A health clinic in the northern Greenland town of Upernavik is temporarily discontinuing non-emergency services after three people reportedly contracted COVID-19 while receiving care there.
Three people in the town of 1,000 have tested positive for COVID in recent days; all three have been hospitalized. Health authorities fear the town may be on the verge of an outbreak and are urging residents to get tested.
Elsewhere in Greenland, three hospital patients in Nuuk tested positive for COVID as an ongoing outbreak there continues unabated.
In the past week, the number of new cases has increased by half and now stands at 190. Nationally, there were 200 reported cases as of Thursday.
The rising number of cases in Nuuk has led health officials to reimpose measures to control the spread of the illness, including a requirement that people looking to leave Nuuk present either proof of vaccination or a negative test.
Though most of the restrictions apply only to adults, health officials underscored that the outbreak was primarily driven by children.
According to the most recent update, seven of the 19 people testing positive for COVID on Thursday were under 18.
“There’s an epidemic among schoolchildren,” said Henrik L. Hansen, the chief medical officer. “They get infected and then they infect their parents and siblings and then they, in turn, spread it to others.”

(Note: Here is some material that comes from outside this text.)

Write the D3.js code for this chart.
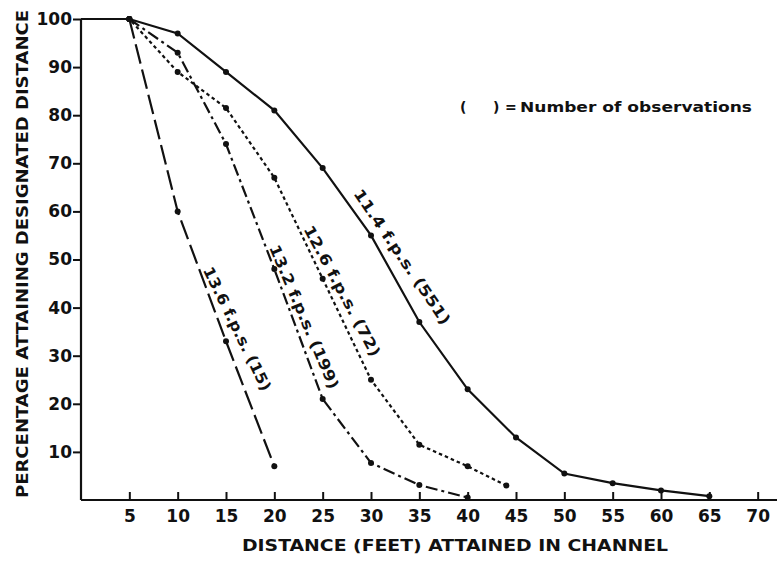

Children under 12 are not offered vaccines in Greenland.
The number of people of all ages in Greenland who are not fully vaccinated is around 30 percent, yet they make up nearly 60 percent of all new cases, according to statistics from the Office of the Chief Medical Officer.
That, according to Hansen, is in line with a recent Danish study that found people who have not been vaccinated are three times as likely to be infected with COVID as those who are, and five times as likely to require hospitalization.
“If you aren’t vaccinated, you’ll get infected,” Hansen said. “And if you get infected, you have a greater risk of becoming seriously ill and dying.”